**TASK REQUIREMENTS**:
Copy all lines of the listing that include the string "this".

=== SUPPLIED RECORDS ===

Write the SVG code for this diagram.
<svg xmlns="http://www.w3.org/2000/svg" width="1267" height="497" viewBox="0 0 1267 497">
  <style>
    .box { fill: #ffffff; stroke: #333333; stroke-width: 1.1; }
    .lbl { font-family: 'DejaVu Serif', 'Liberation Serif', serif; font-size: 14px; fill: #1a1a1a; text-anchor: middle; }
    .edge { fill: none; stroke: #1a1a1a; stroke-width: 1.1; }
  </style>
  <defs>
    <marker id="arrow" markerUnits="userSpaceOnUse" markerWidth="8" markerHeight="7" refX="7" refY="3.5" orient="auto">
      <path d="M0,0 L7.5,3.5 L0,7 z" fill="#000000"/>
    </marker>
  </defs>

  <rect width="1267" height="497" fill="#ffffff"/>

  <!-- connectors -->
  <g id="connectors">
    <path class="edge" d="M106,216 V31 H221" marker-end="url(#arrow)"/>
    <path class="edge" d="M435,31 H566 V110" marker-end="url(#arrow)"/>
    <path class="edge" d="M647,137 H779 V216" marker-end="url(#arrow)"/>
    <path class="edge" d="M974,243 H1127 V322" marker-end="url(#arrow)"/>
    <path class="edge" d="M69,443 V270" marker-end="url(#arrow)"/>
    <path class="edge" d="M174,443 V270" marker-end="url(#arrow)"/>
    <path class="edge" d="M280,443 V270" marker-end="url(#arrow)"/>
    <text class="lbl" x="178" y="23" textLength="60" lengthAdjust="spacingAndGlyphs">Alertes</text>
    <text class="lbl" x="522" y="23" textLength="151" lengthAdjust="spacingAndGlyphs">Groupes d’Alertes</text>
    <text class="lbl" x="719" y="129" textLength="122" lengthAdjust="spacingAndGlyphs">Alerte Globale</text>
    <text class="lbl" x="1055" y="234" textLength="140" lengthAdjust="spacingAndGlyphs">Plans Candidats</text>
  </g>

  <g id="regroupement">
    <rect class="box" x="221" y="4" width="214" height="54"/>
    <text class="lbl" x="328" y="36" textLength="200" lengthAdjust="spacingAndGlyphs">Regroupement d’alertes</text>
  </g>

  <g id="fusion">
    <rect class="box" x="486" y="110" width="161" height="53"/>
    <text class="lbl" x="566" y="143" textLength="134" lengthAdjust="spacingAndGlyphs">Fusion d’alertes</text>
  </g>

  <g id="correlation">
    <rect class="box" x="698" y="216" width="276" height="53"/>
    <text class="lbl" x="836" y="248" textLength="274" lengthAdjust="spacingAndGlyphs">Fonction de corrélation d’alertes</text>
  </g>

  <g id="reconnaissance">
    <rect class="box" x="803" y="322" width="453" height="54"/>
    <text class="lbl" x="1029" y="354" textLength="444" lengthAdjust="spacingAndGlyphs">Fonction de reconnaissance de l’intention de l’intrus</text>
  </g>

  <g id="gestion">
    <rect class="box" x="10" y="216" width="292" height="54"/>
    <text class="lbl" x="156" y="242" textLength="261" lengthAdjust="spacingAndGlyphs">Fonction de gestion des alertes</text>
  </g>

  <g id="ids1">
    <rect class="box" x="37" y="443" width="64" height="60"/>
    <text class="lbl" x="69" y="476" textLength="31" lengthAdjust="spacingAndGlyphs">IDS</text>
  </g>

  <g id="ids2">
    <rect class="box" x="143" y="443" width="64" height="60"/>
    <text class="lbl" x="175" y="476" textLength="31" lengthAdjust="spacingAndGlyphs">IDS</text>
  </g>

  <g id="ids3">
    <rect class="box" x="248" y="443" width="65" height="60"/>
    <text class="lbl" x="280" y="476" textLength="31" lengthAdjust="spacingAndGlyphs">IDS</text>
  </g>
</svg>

===
=== SUPPLIED RECORDS ===

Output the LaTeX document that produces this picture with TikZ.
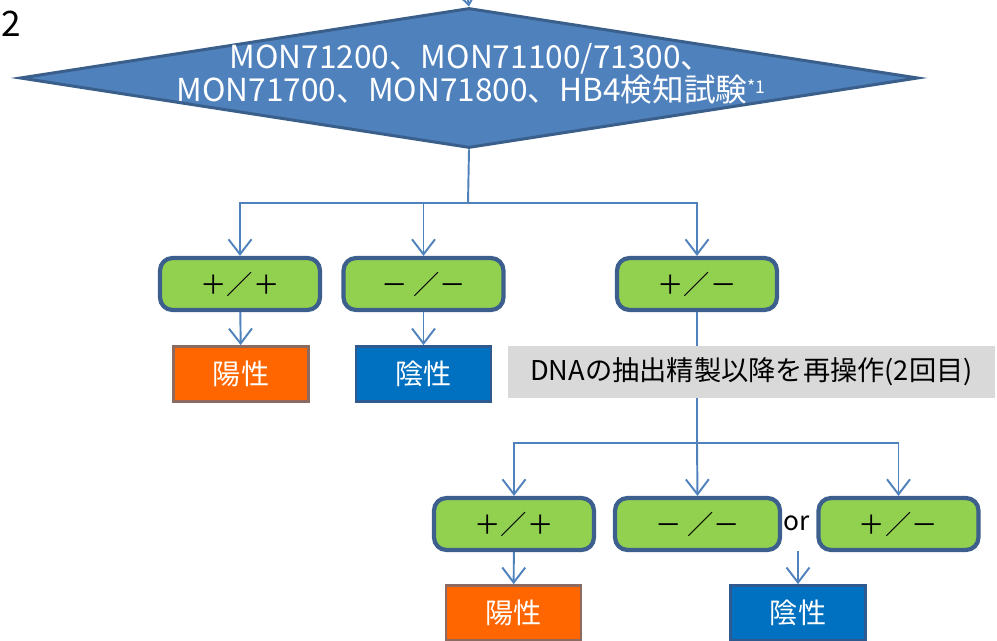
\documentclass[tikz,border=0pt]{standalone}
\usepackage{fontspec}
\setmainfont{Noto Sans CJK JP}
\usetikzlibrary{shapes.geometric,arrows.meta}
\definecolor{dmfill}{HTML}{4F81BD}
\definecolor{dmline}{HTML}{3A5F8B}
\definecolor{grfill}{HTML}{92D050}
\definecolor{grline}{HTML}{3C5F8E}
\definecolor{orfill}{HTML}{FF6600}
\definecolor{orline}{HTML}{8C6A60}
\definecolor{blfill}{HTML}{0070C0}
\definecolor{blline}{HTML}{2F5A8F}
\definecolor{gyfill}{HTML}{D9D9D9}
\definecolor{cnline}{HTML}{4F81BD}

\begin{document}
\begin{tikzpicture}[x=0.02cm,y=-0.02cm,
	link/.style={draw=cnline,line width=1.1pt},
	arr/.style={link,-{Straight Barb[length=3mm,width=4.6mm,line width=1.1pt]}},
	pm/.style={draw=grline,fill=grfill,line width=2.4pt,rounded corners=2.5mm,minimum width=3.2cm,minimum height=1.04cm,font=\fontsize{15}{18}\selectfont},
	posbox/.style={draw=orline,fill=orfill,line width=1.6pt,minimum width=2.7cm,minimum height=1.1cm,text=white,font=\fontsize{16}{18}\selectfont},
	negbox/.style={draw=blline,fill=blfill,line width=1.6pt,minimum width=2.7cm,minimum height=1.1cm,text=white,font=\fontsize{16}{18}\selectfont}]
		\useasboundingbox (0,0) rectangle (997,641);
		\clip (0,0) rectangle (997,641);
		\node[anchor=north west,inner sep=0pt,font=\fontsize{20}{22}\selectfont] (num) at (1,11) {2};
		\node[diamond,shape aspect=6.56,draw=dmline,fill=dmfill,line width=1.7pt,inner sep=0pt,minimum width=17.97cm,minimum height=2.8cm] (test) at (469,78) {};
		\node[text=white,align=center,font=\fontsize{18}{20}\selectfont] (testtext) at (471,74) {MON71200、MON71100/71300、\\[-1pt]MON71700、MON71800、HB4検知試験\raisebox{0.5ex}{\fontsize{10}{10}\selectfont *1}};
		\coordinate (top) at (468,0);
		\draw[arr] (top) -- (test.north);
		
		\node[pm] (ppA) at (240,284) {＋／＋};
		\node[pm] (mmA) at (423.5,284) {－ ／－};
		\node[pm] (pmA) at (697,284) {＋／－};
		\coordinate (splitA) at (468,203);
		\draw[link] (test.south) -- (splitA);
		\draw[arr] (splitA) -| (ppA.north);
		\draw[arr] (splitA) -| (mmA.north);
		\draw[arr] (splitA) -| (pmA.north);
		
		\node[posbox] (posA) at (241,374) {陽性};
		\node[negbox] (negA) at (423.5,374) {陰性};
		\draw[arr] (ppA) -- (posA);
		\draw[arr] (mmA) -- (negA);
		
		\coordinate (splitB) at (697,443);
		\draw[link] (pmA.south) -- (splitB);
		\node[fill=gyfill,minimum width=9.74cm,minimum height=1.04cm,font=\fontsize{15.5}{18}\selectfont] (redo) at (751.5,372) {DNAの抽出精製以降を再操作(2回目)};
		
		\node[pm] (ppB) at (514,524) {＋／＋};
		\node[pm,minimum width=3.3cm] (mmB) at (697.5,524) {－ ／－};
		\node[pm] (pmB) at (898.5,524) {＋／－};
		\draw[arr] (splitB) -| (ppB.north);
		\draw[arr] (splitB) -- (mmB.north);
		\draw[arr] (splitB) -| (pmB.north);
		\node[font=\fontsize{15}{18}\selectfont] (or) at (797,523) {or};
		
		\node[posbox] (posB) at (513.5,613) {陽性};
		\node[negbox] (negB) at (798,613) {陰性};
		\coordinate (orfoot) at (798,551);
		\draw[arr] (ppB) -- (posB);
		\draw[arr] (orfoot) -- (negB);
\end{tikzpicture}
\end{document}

===
=== SUPPLIED RECORDS ===

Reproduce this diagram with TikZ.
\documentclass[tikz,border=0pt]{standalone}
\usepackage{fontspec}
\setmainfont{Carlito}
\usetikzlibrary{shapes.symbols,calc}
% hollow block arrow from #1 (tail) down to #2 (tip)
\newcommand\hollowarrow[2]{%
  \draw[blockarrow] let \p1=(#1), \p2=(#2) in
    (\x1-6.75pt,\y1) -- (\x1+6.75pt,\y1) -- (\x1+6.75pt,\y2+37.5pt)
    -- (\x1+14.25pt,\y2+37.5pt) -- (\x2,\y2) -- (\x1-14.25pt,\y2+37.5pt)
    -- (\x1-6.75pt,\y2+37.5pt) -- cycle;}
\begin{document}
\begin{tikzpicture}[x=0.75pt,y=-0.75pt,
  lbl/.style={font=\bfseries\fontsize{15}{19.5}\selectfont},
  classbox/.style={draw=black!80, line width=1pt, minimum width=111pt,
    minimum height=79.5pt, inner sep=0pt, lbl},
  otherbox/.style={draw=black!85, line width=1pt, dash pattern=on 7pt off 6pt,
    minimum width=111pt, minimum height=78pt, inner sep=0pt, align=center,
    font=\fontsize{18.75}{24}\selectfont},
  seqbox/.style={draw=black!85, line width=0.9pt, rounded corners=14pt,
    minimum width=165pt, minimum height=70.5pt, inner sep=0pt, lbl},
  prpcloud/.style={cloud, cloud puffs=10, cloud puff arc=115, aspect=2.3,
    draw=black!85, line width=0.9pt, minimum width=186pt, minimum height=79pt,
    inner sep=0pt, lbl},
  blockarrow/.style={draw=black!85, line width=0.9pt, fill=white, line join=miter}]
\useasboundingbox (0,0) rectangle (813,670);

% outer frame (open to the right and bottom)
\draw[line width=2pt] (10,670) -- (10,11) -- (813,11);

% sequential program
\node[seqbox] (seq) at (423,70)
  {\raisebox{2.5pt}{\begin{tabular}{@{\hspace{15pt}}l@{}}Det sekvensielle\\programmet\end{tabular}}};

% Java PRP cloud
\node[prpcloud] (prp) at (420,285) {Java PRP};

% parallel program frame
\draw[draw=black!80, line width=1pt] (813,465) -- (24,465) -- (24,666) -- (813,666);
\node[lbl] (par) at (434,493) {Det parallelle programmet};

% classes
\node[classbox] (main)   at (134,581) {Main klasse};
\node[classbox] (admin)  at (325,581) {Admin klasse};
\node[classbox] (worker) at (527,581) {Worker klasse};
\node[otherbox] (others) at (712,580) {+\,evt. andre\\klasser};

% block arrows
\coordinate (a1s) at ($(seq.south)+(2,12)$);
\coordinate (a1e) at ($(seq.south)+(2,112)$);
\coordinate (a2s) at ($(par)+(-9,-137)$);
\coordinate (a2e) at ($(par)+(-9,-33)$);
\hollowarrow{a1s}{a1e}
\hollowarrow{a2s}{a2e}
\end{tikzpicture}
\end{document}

===

**EXERCISE ANSWER**:
Write the SVG code for this diagram.
Output the LaTeX document that produces this picture with TikZ.
Reproduce this diagram with TikZ.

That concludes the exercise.